AITA
AITA? Am I The Asshole? Hey, AITAH?
I’m a 34M married to a 31F for about three and a half years now. One day, while my wife was out, I was browsing online (Facebook, “people you may know”) and saw some classmates I hadn’t seen in a long time. This made me think of my childhood best friend, John (same age).
John was my best friend growing up, starting from kindergarten. But shortly after the beginning of second grade, John was hit by a truck while crossing the street and didn’t survive. A few years later, his family moved away, and I was never told where his grave was.

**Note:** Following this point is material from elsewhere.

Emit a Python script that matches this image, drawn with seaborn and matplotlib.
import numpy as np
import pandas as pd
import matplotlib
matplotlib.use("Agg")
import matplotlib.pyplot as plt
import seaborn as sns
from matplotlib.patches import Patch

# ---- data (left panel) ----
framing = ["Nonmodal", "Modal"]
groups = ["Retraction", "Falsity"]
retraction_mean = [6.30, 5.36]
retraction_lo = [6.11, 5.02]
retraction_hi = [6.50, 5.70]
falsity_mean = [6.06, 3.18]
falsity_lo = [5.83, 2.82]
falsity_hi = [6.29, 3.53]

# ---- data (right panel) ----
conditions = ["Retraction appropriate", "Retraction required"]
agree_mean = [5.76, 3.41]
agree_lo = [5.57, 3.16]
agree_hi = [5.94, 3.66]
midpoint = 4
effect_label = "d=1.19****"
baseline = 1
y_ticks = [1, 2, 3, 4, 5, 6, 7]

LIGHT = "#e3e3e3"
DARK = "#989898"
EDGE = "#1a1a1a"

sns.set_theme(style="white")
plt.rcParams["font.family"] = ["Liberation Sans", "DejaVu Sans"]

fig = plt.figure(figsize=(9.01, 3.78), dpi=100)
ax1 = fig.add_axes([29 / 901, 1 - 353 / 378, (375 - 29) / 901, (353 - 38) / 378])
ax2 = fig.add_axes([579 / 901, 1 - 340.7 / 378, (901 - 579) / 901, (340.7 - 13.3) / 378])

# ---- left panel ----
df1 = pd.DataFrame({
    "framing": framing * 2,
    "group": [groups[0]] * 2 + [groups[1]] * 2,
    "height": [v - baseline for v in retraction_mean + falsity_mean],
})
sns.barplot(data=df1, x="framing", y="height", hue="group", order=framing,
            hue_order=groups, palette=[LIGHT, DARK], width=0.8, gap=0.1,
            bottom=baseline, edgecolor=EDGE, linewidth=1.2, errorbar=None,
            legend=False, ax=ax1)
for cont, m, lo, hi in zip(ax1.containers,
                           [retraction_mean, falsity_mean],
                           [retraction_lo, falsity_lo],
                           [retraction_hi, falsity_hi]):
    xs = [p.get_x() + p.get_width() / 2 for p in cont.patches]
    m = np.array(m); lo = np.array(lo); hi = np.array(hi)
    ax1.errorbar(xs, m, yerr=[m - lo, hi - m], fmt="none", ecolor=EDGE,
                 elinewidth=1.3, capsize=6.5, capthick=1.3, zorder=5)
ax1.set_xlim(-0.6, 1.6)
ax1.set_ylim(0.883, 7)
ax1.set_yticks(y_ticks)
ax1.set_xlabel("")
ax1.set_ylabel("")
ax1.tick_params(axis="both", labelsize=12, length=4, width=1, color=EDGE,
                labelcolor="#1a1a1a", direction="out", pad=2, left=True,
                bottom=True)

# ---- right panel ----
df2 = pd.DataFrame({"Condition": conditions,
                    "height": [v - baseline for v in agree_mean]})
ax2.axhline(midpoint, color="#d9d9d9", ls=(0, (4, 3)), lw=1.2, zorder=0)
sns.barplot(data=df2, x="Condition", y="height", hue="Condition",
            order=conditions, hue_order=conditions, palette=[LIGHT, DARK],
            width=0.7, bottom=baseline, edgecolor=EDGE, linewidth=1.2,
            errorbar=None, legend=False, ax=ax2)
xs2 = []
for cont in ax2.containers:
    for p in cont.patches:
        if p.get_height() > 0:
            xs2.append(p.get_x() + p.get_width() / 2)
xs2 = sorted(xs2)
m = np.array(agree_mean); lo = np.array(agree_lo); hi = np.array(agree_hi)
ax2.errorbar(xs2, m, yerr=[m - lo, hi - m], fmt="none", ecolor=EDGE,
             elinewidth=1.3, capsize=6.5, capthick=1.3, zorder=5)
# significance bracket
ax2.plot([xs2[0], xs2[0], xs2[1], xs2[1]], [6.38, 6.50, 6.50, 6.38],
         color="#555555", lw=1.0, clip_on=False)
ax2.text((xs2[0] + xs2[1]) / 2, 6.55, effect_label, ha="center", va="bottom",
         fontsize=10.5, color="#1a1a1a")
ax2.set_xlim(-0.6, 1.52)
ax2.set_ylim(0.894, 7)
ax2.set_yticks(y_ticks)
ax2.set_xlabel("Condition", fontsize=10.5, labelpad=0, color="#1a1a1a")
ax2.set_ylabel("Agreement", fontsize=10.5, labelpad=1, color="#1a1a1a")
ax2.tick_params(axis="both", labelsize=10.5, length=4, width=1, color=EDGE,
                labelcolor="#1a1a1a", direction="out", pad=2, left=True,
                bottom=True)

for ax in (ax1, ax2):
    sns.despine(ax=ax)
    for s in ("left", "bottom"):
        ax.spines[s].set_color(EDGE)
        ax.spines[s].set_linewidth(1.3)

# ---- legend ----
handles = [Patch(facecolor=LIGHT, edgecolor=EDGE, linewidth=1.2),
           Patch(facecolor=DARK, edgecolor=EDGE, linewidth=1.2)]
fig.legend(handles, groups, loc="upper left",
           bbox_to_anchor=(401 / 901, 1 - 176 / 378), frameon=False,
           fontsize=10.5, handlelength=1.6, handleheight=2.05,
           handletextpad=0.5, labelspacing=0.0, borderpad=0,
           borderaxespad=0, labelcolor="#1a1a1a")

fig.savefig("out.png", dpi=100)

I’ve tried to find information online over the years and even visited some cemeteries, but I never found anything. My parents don’t remember where his grave is, and they barely remember him at all.
That day, I decided to try searching again. I typed John’s name into the search bar and found a picture of a tombstone with his name on it. At first, I wasn’t sure it was him, but the cemetery location was nearby, the birth and death dates matched what I remembered, and his parents’ names were also correct.
When I realized it was him, I instantly started crying. Finally I found my best friend. A few minutes later, my wife came home, and I had to collect myself quickly. She came into the room, noticed my red eyes, and asked if I was okay. I told her it was just allergies and went to shower to cover it up more.
I love my wife, but I feel like I can’t trust her with this. I know she would make a big deal out of it, and I’m not ready for that and I’m just not sure I’m ready for her to know.
So, am I the a**hole for not telling her?